Przekonywał też, że Schetyna, jako kandydat na szefa PO ma "cechy charakteru, by stać się kapitanem drużyny".- Mamy tam wielu dobrych i napastników i obrońców, bramkarza mamy też dobrego. Dla wszystkich się znajdzie miejsce w Platformie - zapewnił poseł PO.
Raś, oprócz tego, że jest przedstawicielem środowiska konserwatywnego w PO, wcześniej był kojarzony z dawną tzw. spółdzielnią Cezarego Grabarczyka, który wspiera z kolei kandydaturę Siemoniaka. Arłukowicz przed kilkoma laty związany był z lewicą. W 2008 roku bez powodzenia kandydował na szefa SdPl. Do PO trafił w 2011 roku, po tym jak ówczesny premier Donald Tusk powołał go na pełnomocnika rządu ds. przeciwdziałania wykluczeniu społecznemu.

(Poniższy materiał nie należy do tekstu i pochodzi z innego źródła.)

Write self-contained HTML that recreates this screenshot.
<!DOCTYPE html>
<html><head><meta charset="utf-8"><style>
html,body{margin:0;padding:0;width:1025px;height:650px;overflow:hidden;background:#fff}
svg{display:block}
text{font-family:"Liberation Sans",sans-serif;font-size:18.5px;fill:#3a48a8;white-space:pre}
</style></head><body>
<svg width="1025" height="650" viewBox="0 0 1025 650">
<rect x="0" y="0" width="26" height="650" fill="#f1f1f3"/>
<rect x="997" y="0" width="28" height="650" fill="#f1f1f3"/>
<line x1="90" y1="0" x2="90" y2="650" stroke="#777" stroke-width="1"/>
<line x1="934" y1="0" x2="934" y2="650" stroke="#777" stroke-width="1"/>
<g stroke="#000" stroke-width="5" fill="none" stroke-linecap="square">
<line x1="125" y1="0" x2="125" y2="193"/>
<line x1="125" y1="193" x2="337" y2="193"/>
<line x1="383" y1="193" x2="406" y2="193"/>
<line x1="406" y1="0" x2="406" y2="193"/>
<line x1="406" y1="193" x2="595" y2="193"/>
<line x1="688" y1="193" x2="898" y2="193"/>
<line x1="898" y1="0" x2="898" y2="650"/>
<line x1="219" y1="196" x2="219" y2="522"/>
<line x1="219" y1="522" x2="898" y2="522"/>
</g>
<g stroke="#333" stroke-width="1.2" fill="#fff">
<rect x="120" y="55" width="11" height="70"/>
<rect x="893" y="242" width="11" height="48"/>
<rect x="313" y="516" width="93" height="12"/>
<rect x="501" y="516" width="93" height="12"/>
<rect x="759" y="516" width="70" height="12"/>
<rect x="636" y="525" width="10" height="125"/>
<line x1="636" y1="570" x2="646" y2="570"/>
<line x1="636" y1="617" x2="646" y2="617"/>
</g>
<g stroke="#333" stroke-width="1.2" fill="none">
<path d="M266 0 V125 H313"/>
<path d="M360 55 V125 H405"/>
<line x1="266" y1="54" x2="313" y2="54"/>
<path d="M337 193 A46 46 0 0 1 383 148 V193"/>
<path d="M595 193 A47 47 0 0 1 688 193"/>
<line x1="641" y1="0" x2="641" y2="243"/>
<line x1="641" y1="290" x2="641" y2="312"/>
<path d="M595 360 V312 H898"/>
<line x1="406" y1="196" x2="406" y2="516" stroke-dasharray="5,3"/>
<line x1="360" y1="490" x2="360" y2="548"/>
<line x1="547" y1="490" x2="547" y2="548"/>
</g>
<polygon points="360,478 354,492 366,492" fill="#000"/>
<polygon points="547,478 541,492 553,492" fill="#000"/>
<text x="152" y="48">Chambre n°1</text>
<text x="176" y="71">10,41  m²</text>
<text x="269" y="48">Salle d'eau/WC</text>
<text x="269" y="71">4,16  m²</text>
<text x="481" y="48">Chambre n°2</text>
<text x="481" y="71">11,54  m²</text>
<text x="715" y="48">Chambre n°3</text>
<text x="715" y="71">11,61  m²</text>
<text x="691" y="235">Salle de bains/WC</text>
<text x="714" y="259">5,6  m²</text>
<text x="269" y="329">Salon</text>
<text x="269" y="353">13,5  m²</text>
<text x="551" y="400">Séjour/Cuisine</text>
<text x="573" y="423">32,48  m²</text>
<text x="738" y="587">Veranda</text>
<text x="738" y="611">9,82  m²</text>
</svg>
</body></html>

Zgodnie z listopadową uchwałą Rady Krajowej dot. organizacji wyborów szefa Platformy, do 30 listopada jest czas na zgłaszanie kandydatur na przewodniczącego. Głosowanie internetowe rozpocznie się 2 grudnia, a zakończy pięć dni później. Do 20 grudnia działacze PO będę mieli z kolei czas na dostarczenie głosów listownie. 24 stycznia mają zostać ogłoszone wyniki głosowania. Gdyby potrzebna była II tura wyborów, głosowanie w niej rozpoczęłoby się pod koniec lutego, a jej rezultaty podane 12 marca.